"""
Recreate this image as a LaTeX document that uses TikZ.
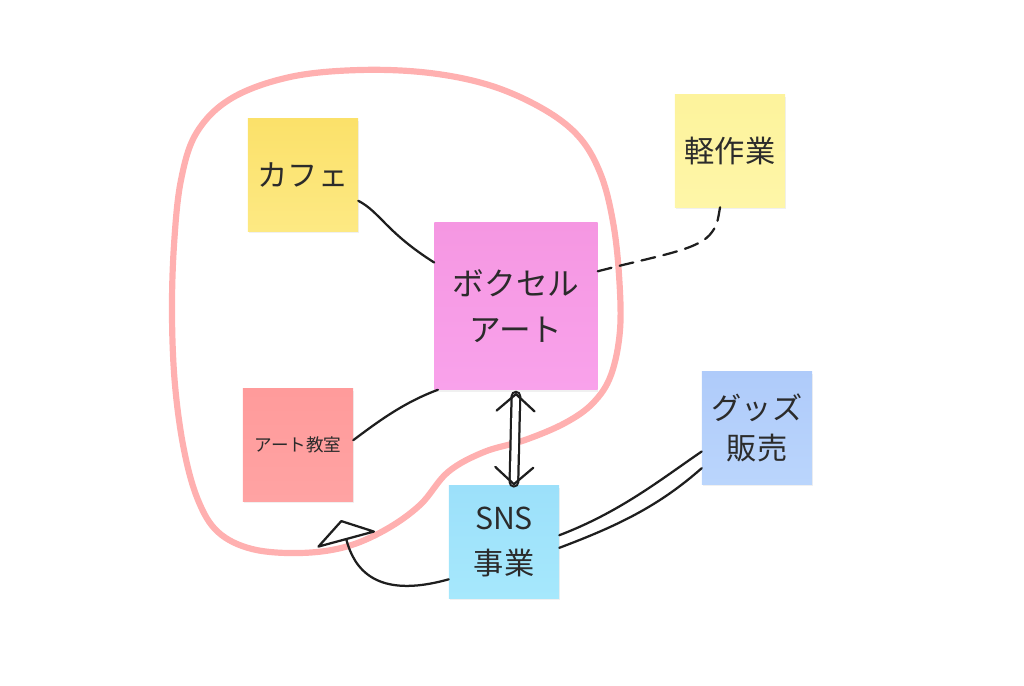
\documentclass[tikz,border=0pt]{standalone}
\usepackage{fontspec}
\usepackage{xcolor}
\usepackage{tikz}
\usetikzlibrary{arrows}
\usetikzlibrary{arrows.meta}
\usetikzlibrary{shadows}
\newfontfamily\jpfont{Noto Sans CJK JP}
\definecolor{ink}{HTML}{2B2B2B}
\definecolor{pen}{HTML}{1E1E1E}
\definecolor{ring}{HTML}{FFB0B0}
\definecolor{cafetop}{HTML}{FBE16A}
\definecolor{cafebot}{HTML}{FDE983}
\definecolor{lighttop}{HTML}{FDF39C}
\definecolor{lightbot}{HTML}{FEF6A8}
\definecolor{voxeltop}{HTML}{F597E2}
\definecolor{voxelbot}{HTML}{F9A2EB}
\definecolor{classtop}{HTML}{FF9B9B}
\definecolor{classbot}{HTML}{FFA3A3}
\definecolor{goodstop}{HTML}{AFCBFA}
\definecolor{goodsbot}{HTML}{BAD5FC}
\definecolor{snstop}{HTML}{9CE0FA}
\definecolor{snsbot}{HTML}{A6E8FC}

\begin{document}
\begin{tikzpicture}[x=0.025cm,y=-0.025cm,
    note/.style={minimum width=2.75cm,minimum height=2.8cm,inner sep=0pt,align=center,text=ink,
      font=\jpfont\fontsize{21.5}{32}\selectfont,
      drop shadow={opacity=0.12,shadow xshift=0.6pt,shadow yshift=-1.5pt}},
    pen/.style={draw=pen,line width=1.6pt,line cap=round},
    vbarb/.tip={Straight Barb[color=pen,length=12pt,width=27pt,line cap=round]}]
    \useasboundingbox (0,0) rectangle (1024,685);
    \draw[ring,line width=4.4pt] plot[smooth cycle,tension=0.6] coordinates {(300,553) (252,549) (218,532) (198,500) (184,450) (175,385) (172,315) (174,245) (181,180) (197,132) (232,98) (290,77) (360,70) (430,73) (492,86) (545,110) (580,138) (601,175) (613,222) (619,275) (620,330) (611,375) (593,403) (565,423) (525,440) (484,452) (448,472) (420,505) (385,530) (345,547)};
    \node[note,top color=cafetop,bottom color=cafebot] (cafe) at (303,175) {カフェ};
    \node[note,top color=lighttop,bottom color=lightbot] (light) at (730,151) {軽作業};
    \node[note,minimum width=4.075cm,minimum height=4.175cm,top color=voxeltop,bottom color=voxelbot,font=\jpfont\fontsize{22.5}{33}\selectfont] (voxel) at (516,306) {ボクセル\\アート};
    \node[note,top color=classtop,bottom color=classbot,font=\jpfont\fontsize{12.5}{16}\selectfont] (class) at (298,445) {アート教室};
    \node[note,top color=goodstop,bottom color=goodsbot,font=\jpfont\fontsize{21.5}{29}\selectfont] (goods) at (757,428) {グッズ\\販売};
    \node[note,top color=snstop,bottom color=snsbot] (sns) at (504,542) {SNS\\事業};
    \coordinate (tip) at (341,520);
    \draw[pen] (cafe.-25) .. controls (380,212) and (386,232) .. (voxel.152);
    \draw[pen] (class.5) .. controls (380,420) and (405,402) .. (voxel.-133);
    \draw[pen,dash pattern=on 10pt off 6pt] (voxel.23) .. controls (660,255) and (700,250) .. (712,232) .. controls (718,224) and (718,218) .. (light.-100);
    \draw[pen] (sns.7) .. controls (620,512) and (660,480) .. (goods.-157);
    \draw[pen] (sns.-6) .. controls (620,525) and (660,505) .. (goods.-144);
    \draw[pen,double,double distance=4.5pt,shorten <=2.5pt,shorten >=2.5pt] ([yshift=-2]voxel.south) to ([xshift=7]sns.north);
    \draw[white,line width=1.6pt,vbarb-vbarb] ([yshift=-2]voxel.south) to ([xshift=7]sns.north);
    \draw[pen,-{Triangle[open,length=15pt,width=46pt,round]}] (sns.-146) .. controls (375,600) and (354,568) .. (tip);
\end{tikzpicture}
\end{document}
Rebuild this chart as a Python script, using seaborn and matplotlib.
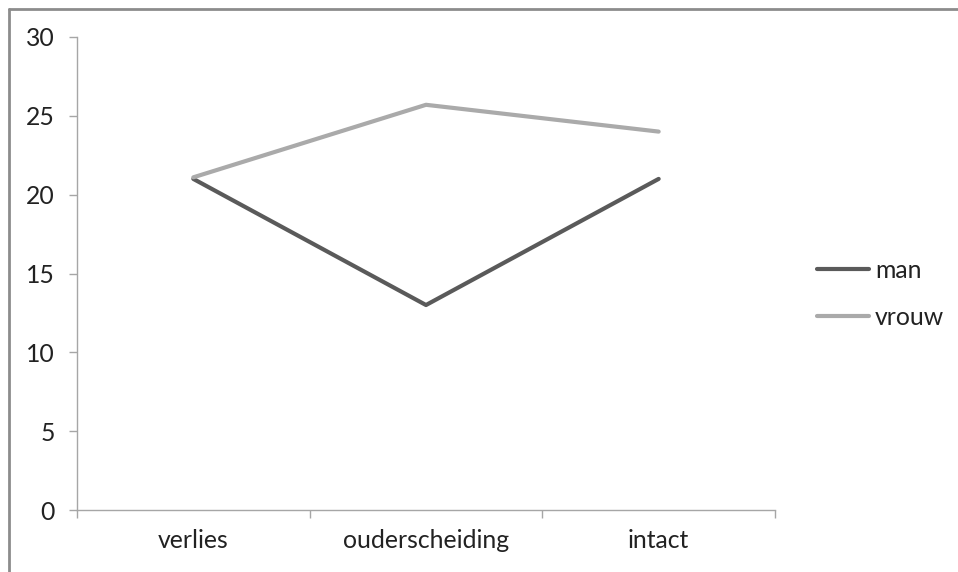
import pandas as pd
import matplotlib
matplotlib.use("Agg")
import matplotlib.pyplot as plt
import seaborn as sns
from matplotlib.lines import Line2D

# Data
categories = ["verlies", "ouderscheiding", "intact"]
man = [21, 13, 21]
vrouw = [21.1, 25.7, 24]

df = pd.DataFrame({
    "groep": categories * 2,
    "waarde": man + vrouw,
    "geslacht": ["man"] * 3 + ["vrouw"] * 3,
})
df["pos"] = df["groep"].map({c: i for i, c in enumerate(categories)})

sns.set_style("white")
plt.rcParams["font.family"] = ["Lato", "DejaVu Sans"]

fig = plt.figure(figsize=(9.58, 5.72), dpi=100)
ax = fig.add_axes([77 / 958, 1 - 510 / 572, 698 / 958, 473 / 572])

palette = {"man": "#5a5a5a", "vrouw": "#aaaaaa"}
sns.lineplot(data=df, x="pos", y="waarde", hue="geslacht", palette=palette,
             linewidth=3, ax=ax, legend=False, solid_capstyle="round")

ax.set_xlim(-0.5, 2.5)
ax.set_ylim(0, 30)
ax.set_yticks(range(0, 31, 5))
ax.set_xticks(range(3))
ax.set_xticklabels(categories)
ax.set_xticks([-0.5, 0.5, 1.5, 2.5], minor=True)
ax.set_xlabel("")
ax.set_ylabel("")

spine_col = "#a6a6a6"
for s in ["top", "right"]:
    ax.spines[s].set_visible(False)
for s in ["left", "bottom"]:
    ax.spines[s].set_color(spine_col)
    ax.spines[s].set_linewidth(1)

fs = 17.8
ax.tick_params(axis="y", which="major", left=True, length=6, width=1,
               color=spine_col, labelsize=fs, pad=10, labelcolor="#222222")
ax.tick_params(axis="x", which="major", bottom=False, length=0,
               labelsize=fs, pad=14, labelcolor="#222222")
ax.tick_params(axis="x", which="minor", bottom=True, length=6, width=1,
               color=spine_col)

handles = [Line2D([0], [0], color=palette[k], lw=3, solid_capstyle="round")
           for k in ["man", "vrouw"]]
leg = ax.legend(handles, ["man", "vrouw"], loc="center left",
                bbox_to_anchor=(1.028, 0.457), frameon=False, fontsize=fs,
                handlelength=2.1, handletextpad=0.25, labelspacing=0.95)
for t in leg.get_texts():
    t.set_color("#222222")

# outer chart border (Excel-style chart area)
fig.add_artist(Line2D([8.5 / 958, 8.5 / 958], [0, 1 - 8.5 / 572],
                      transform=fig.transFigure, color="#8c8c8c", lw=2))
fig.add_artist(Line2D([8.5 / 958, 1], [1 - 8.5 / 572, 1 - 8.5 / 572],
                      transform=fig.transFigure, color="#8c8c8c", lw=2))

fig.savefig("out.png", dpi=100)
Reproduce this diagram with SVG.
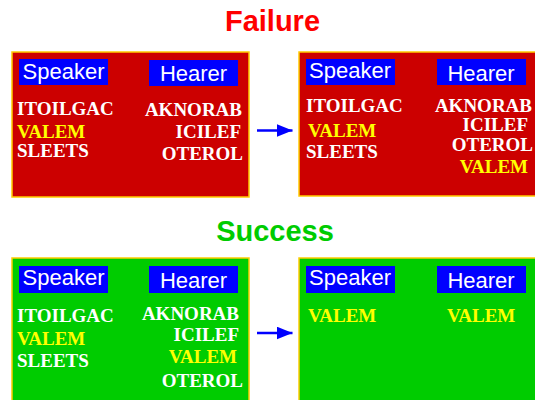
"""
Given task: The lines to reproduce run from the one above containing "Rebuild this chart" through the one containing "from matplotlib.lines import Line2D". Copy them exactly and leave out all pictures.

Problem solution:
Rebuild this chart as a Python script, using seaborn and matplotlib.
import pandas as pd
import matplotlib
matplotlib.use("Agg")
import matplotlib.pyplot as plt
import seaborn as sns
from matplotlib.lines import Line2D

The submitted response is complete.